How!
Koontz John E
John.Koontz at Colorado.EDU
Sat Apr 10 18:36:43 UTC 1999
On Sat, 10 Apr 1999 VOORHIS at BrandonU.CA wrote:
> Just to complicate things, a widespread Cree greeting is ta:nsi and a
> widespread Ojibwe one is a:ni:n. Both of these are literally 'how?' and are
> assumed by native speakers to be short for 'How are you?', 'How are things
> going?' or the like. So did the popular Indian English greeting "how!" arise
> as a translation of these Cree and Ojibwe words, possibly to be passed on
> thereafter from English to Siouan, Iroquoian and Algonquian languages (+ Hopi)

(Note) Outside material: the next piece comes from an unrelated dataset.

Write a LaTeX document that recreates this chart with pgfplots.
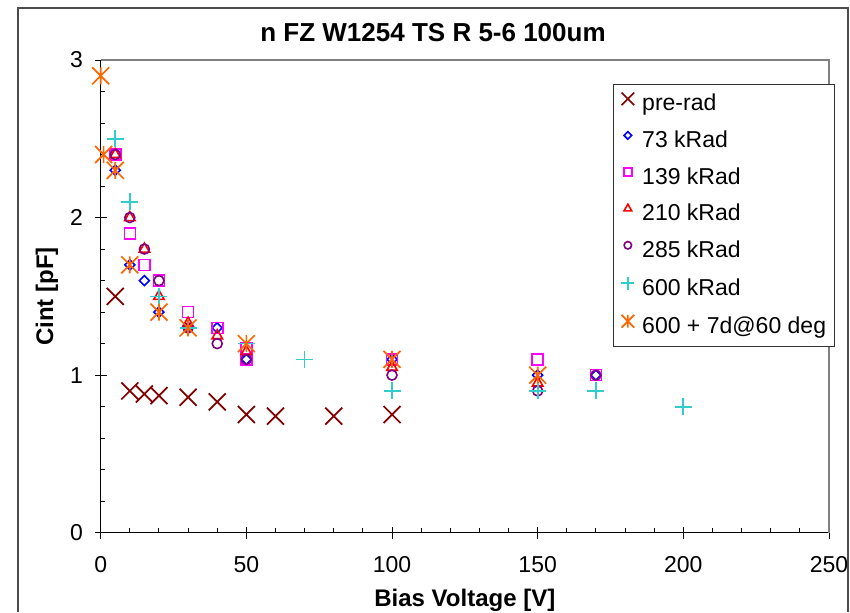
\documentclass[border=0pt]{standalone}
\usepackage{fontspec}
\setmainfont{Liberation Sans}
\usepackage{pgfplots}
\pgfplotsset{compat=1.18}

\definecolor{cPre}{HTML}{800000}
\definecolor{cSeventy}{HTML}{0000FF}
\definecolor{cOneThree}{HTML}{FF00FF}
\definecolor{cTwoTen}{HTML}{FF0000}
\definecolor{cTwoEight}{HTML}{800080}
\definecolor{cSix}{HTML}{33CCCC}
\definecolor{cAnneal}{HTML}{FF6600}

% Excel style star: an x with a vertical bar
\pgfdeclareplotmark{xstar}{%
  \pgfpathmoveto{\pgfqpoint{-\pgfplotmarksize}{-\pgfplotmarksize}}%
  \pgfpathlineto{\pgfqpoint{\pgfplotmarksize}{\pgfplotmarksize}}%
  \pgfpathmoveto{\pgfqpoint{-\pgfplotmarksize}{\pgfplotmarksize}}%
  \pgfpathlineto{\pgfqpoint{\pgfplotmarksize}{-\pgfplotmarksize}}%
  \pgfpathmoveto{\pgfqpoint{0pt}{-\pgfplotmarksize}}%
  \pgfpathlineto{\pgfqpoint{0pt}{\pgfplotmarksize}}%
  \pgfusepathqstroke}

\begin{document}
\begin{tikzpicture}
\path[use as bounding box] (0,0) rectangle (425pt,306pt);
\draw[black!70, line width=0.8pt] (9pt,0) -- (9pt,302pt) -- (424pt,302pt) -- (424pt,0);
\begin{axis}[
    at={(50.35pt,39.65pt)}, anchor=south west,
    scale only axis,
    width=364.15pt, height=236.35pt,
    xmin=0, xmax=250, ymin=0, ymax=3,
    xtick={0,50,...,250}, ytick={0,1,2,3},
    minor x tick num=4, minor y tick num=4,
    axis x line*=bottom, axis y line*=left,
    axis line style={black, line width=0.7pt},
    tick style={black, line width=0.5pt},
    tick align=inside,
    major tick length=6pt, minor tick length=2.2pt,
    major x tick style={yshift=-3pt},
    major y tick style={xshift=-3pt},
    clip=false,
    /pgf/number format/assume math mode=true,
    ticklabel style={font=\fontsize{11.5}{13}\selectfont},
    xticklabel style={yshift=-8.5pt},
    yticklabel style={xshift=-5.3pt},
    title={n FZ W1254 TS R 5-6 100um},
    every axis title/.style={at={(0.4563,1.0571)}, anchor=center, font=\bfseries\fontsize{13}{15}\selectfont},
    xlabel={Bias Voltage [V]},
    ylabel={Cint [pF]},
    xlabel style={at={(axis description cs:0.5,-0.1439)}, anchor=center, font=\bfseries\fontsize{12}{14}\selectfont},
    ylabel style={at={(axis description cs:-0.0737,0.5)}, anchor=center, font=\bfseries\fontsize{12}{14}\selectfont},
    legend style={at={(0.7034,0.9492)}, anchor=north west,
        draw=black!80, line width=0.5pt,
        font=\fontsize{11.5}{13}\selectfont,
        inner xsep=4pt, inner ysep=4pt,
        row sep=7.3pt, column sep=4pt,
        nodes={inner sep=0pt, text height=8.5pt, text depth=2.5pt}},
    legend cell align=left,
    legend image code/.code={\draw[#1,/tikz/every mark/.append style={scale=0.75}] plot coordinates {(4pt,3pt)};},
]
\draw[gray, line width=1pt] (rel axis cs:0,1) -- (rel axis cs:1,1) -- (rel axis cs:1,0);

\addplot[only marks, mark=x, mark size=6pt, color=cPre, line width=0.85pt] coordinates {
    (5,1.5) (10,0.9) (15,0.88) (20,0.87) (30,0.86) (40,0.83) (50,0.75) (60,0.74) (80,0.74) (100,0.75)
};
\addlegendentry{pre-rad}

\addplot[only marks, mark=square, mark size=1.77pt, mark options={rotate=45}, color=cSeventy, line width=0.8pt] coordinates {
    (5,2.3) (10,1.7) (15,1.6) (20,1.4) (30,1.3) (40,1.3) (50,1.1) (100,1.1) (150,1.0) (170,1.0)
};
\addlegendentry{73 kRad}

\addplot[only marks, mark=square, mark size=2.75pt, color=cOneThree, line width=0.8pt] coordinates {
    (5,2.4) (10,1.9) (15,1.7) (20,1.6) (30,1.4) (40,1.3) (50,1.17) (50,1.1) (100,1.1) (150,1.1) (170,1.0)
};
\addlegendentry{139 kRad}

\addplot[only marks, mark=triangle, mark size=3pt, color=cTwoTen, line width=0.8pt] coordinates {
    (5,2.4) (10,2.0) (15,1.8) (20,1.5) (30,1.33) (40,1.25) (50,1.15) (100,1.05) (150,0.95)
};
\addlegendentry{210 kRad}

\addplot[only marks, mark=o, mark size=2.5pt, color=cTwoEight, line width=0.8pt] coordinates {
    (5,2.4) (10,2.0) (15,1.8) (20,1.6) (30,1.3) (40,1.2) (50,1.1) (100,1.0) (150,0.9) (170,1.0)
};
\addlegendentry{285 kRad}

\addplot[only marks, mark=+, mark size=4.25pt, color=cSix, line width=0.85pt] coordinates {
    (5,2.5) (10,2.1) (20,1.5) (30,1.3) (50,1.2) (70,1.1) (100,0.9) (150,0.9) (170,0.9) (200,0.8)
};
\addlegendentry{600 kRad}

\addplot[only marks, mark=xstar, mark size=4.25pt, color=cAnneal, line width=0.85pt] coordinates {
    (0,2.9) (1,2.4) (5,2.3) (10,1.7) (20,1.4) (30,1.3) (50,1.2) (100,1.1) (150,1.0)
};
\addlegendentry{600 + 7d@60 deg}
\end{axis}
\end{tikzpicture}
\end{document}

> as hau, etc., or was hau borrowed from one of those languages into English as
> "how" which was then translated into Cree and Ojibwe? Note that other Cree and
> Ojibwe greetings are borrowed, Cree wa:ciyi from English 'what cheer?' and
> Ojibwe po:s^o: from French bon jour.
I wonder whether some sort of question word, especially a manner question
word, is not typical in greetings? This is certainly true in Europe,
along with h-words (hail, hals, hola, hey, etc.). Of course, in English,
there's some overlap in the two categories, thanks to the evolution of PIE
*kw there! Two greeting formulae in Omaha-Ponca, said to be women's
forms, but also apparently used between the sexes, are EaN' niN=a? 'how
you-are Q' and Ea'thaN niN=a? what's-wrong you-are Q. It's easy to
interpret the first of these as English influence, but I'd want to know
more about the general pattern of greeting questions across the world
before being very positive of this.
Unfortunately, I don't know, off the top of my head, of any reference on
the subject of greeting formulae. It's hard to believe, however, that the
subject can have been entirely overlooked.